Jason Schwenkler thinks I overreacted by calling Gibbs' "elected" comment "unforgivable," suggesting that I thought Gibbs should have overtly condemned Ahmadi.  I did not.  Gibbs' word choice was alarming  because it was a clear departure from the relative neutrality of the White House so far. And it was unforgivable because it was immediately seized upon by Iranian state press and bemoaned by reformists in the twitterverse and elsewhere. Allahpundit said it well:

[Gibbs] could have dodged this question a dozen ways. He could have said the election’s irrelevant from our standpoint since we have to play the cards we’re dealt; he could have noted, as Obama’s often done in the past, that true power resides in the supreme leader so it’s only his legitimacy that’s at issue;

Larison makes a more substantive point than Schwenkler:

Andrew complains, “He was selected.” Oh, well, that’s different.
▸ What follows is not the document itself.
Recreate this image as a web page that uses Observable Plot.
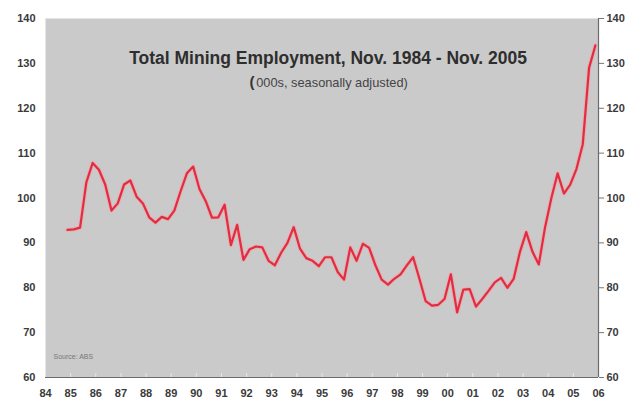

As if the finalists for the first round of voting on June 12 were anything other than selected, screened and pre-approved by the real powers in Iran.

Perhaps. But that mistakes and miunderstands the transformative nature of the past few months. A selection of candidates turned into a real election for a symbol of real reform. To cast the coup as an election, as Gibbs did, is to have missed the core truth of what happened. I take his retraction as a reflection on his part that he screwed up.